Larkin’s prowess as Michigan’s shortstop (two first-team All-American selections) led to his being a first-round draft choice by his hometown Cincinnati Reds after his junior year in 1985.
But he knew he wasn’t done with college. Both his parents were college graduates as were his siblings. And he had promised his grandmother he would get his degree.

“When I got drafted out of high school [in the second round] I talked with my grandma,” Larkin said. “I told her I would get an education whether I signed or not. I told her the same thing when I was drafted out of Michigan.’’

Larkin retains fond memories of Ann Arbor.

“Michigan was a great place for me to mature as a person and establish some really great relationships. I had some great mentors. Bo was a big influence. So was Jon Falk who is still the equipment manager there.”

Larkin befriended both football and baseball players, including his first-year roommate at West Quad, Casey Close, who became Michigan’s top hitter in 1986 and then became Larkin’s agent.

As for academics, Larkin said communications was appealing because of what he called “the general nature of the field” and because “I loved the announcing part of sports.”
Michigan also provided an opportunity for Larkin to improve his Spanish.

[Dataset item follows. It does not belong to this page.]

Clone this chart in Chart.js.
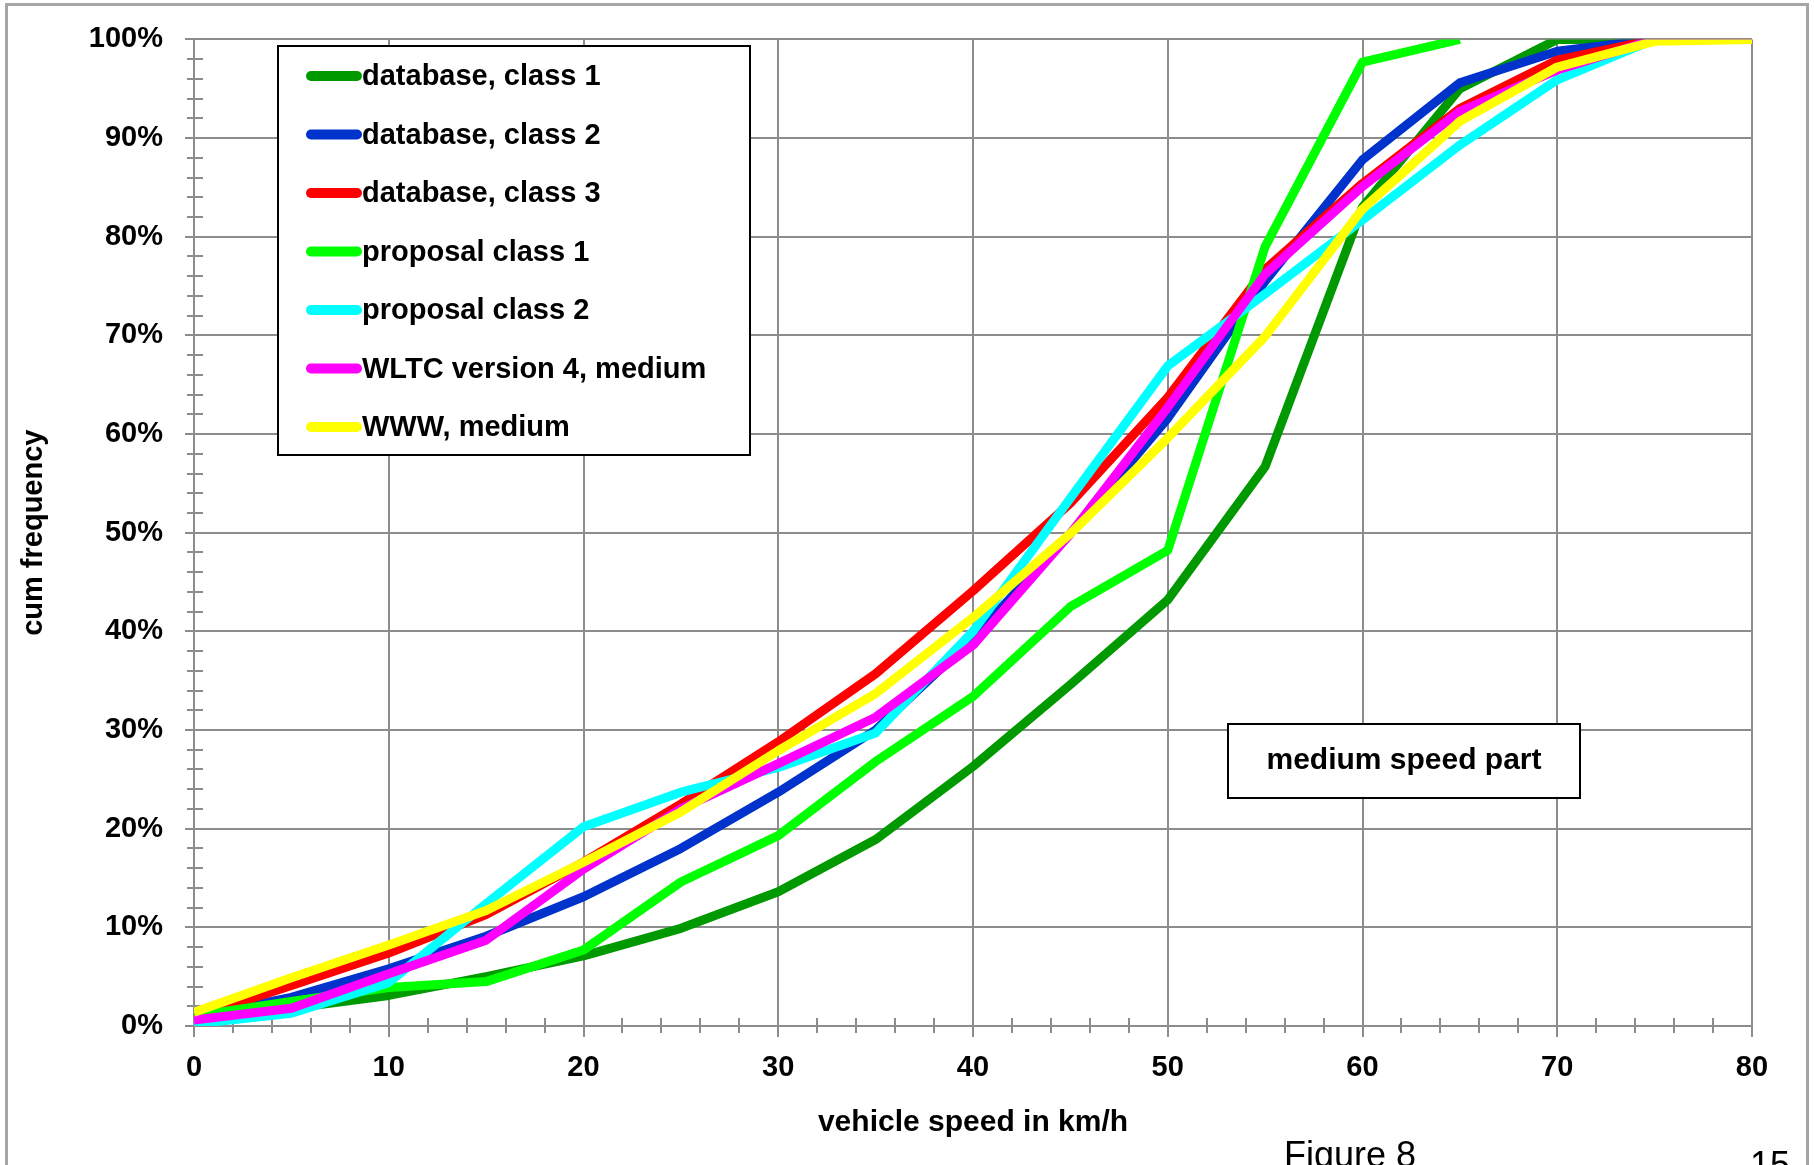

“Growing up in Cincinnati, the two guys I idolized were Tony Perez and [shortstop] Davey Concepcion of the Big Red Machine,” Larkin said. “Both were Spanish speaking. I went to Michigan with the determination to get a good solid background in the ability to speak Spanish. My success in baseball was helped by my ability to communicate to anyone in the clubhouse.”

Larkin retired from baseball in 2004 but the return to Michigan to earn his final nine credits proved elusive. He worked for a time with the Washington Nationals and then joined the fledgling MLB Network. Finally, in the 2009-10 academic year he found “a little time.”

Larkin completed much of his degree work on the Internet but was able to get back to campus and work with staff in the academic office.

“I took a couple of computer information systems courses and got myself up to speed on what’s happening out there,” Larkin said.

The 1984 University of Michigan Baseball team. Larkin is number 16, fourth from left in the middle row.
Bentley Historical Library

In 2010, at 46, Barry Larkin became a Michigan graduate, the same weekend that his No. 16 was retired by the Michigan baseball team.

“I may even be more proud of my degree than my other honors,” Larkin said 24 hours before he would join baseball’s immortals in Cooperstown, New York. “It was a goal [to graduate] and anytime you set that kind of goal for yourself and you accomplish it, you think ‘Wow.’”

Larkin, who has worked for ESPN since 2011, lives in Orlando, Florida, with his wife, Lisa, their two daughters Brielle D'Shea (21) and Cymber (16), and son, Shane (19).

Although his grandmother died in the early 2000s and could not see him fulfill his pledge, Larkin is glad to call himself a Michigan graduate.

“That Block M carries recognition everywhere I go,” he said. “Even in Beijing.”